The example shown here uses a simulated camera for testing purposes. Replace SimulatedCamera with the appropriate Python class for your own camera to work with real hardware. For example, use LucidCamera imported from openhsi.cameras inplace of SimulatedCamera.

from openhsi.capture import *

with SimulatedCamera(img_path="assets/rocky_beach.png", n_lines=1024, processing_lvl = 3,
                    json_path="assets/cam_settings.json",pkl_path="assets/cam_calibration.pkl") as cam:
    cam.collect()
    fig = cam.show(plot_lib="matplotlib",robust=True)

The RGB representation is made using selected bands for red, green, and blue.
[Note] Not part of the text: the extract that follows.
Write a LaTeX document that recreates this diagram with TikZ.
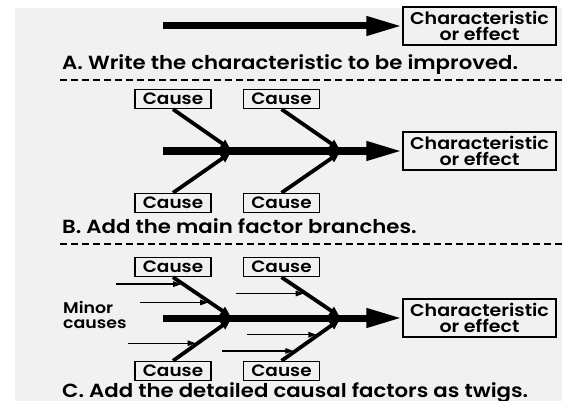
\documentclass[tikz,border=0pt]{standalone}
\usepackage{fontspec}
\setmainfont{Poppins SemiBold}[FakeStretch=1.12]
\usetikzlibrary{arrows.meta,calc}
\definecolor{paper}{HTML}{F1F1F1}
\begin{document}
\begin{tikzpicture}[x=1pt, y=-1pt,
	cause/.style={draw, line width=1.4pt, inner sep=0pt, minimum width=76pt, minimum height=19pt, font=\fontsize{16.5}{16.5}\selectfont},
	effect/.style={draw, line width=1.4pt, inner sep=0pt, minimum width=153pt, minimum height=38pt, align=center, font=\fontsize{17}{15.5}\selectfont},
	spine/.style={line width=7pt, -{Triangle[length=36pt, width=18pt]}},
	bone/.style={line width=3.8pt, shorten >=3pt, -{Triangle[length=10pt, width=9pt]}},
	twig/.style={line width=1.3pt, shorten >=2pt, -{Triangle[length=8pt, width=5.5pt]}},
	steplabel/.style={anchor=base west, inner sep=0pt, font=\fontsize{19}{19}\selectfont},
	separator/.style={line width=1.5pt, dash pattern=on 7pt off 4pt}]
	\useasboundingbox (0,0) rectangle (562,401);
	\fill[white] (0,0) rectangle (562,401);
	\fill[paper] (15,8) rectangle (562,401);
	% A
	\node[effect] (effA) at (479.5,26) {Characteristic\\or effect};
	\coordinate (tailA) at (163,0);
	\draw[spine] (effA.west -| tailA) -- (effA.west);
	\node[steplabel] (stepA) at (62,70) {A. Write the characteristic to be improved.};
	\draw[separator] (60,80) -- (562,80);
	% B
	\node[cause] (b1) at (173,99) {Cause};
	\node[cause] (b2) at (281.5,99) {Cause};
	\node[cause] (b3) at (173,203) {Cause};
	\node[cause] (b4) at (281.5,203) {Cause};
	\node[effect] (effB) at (479.5,151) {Characteristic\\or effect};
	\coordinate (jB1) at (233,151);
	\coordinate (jB2) at (342,151);
	\draw[spine] (effB.west -| tailA) -- (effB.west);
	\draw[bone] (b1.south) -- (jB1);
	\draw[bone] (b3.north) -- (jB1);
	\draw[bone] (b2.south) -- (jB2);
	\draw[bone] (b4.north) -- (jB2);
	\node[steplabel] (stepB) at (62,233) {B. Add the main factor branches.};
	\draw[separator] (60,244) -- (562,244);
	% C
	\node[cause] (c1) at (173,267) {Cause};
	\node[cause] (c2) at (281.5,267) {Cause};
	\node[cause] (c3) at (173,371) {Cause};
	\node[cause] (c4) at (281.5,371) {Cause};
	\node[effect] (effC) at (479.5,318) {Characteristic\\or effect};
	\coordinate (jC1) at (233,318);
	\coordinate (jC2) at (342,318);
	\draw[spine] (effC.west -| tailA) -- (effC.west);
	\draw[bone] (c1.south) -- (jC1);
	\draw[bone] (c3.north) -- (jC1);
	\draw[bone] (c2.south) -- (jC2);
	\draw[bone] (c4.north) -- (jC2);
	\node[anchor=base west, inner sep=0pt, align=left, font=\fontsize{15.5}{14.5}\selectfont] (minor) at (63,328) {Minor\\causes};
	\coordinate (k1) at ($(c1.south)!0.17!(jC1)$);
	\coordinate (k2) at ($(c1.south)!0.62!(jC1)$);
	\coordinate (k3) at ($(c2.south)!0.40!(jC2)$);
	\coordinate (k4) at ($(c3.north)!0.41!(jC1)$);
	\coordinate (k5) at ($(c4.north)!0.61!(jC2)$);
	\coordinate (k6) at ($(c4.north)!0.23!(jC2)$);
	\draw[twig] ($(k1)+(-67,0)$) -- (k1);
	\draw[twig] ($(k2)+(-70,0)$) -- (k2);
	\draw[twig] ($(k3)+(-70,0)$) -- (k3);
	\draw[twig] ($(k4)+(-70,0)$) -- (k4);
	\draw[twig] ($(k5)+(-71,0)$) -- (k5);
	\draw[twig] ($(k6)+(-73,0)$) -- (k6);
	\node[steplabel] (stepC) at (62,397) {C. Add the detailed causal factors as twigs.};
\end{tikzpicture}
\end{document}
These bands can be customised along with options for displaying the image without outliers affecting the colour scale/contrast. The example flag used here is robust which takes the 2-98% percentile. There is also the hist_eq flag which performs histogram equalisation. If none of these flags are set, then the colour scale uses the min and max value.

fig.opts(fig_inches=7,title="simulated hyperspectral datacube")

The hardware consists of a collimator tube with a slit (1) mounted in a 3D printed housing (2). A diffraction grating (3) is used to split the incoming light into its component colours to be detected on the camera sensor (4).

We have the following implementations in openhsi.cameras:

• WebCamera
• XimeaCamera
• LucidCamera
• FlirCamera

These all have the same interface so in principle, these OpenHSI cameras can be used interchangeably as long as you have the right calibration files.

I’m having trouble with the software install. Do you have a guide?

Check out our Linux Installation Guide and Windows Installation Guide.

Where can I get a quick overview of what openhsi can do?

Our Quick Start Guide is the best place to start. The sidebar also includes documentation for each software module in more detail.

The OpenHSI camera is a pushbroom sensor and requires motion to scan a 2D space. What kind of motion should I apply?

Any motion that allows you to scan a 2D space is okay. This can be from translating the camera is space or from applying a rotation. (or both translation and rotation) The developers of openhsi has flown the OpenHSI camera on a drone which sweeps across an area of interest in multiple overlapping swaths. You can fly this camera on other platforms, vehicles, etc…

How fast should I move the camera?

It’ll depend on what your case is. This answer assumes you want square pixels. Assuming the cross-track (scan line) spatial resolution is 0.42 mrad in the field of view, and your altitude is 120 m, the ground sample distance is:

GSD $\approx$ 0.00042 $\times$ 120 (using the small angle approximation) = 5 cm

Assuming your frame rate is 98 FPS at your desired processing level, and you want to get square pixels, you want to be flying at speed

$v$ = 98 $\times$ 0.05 = 4.9 m/s

If you fly faster/slower than this, your datacube will appear to be stretched spatially.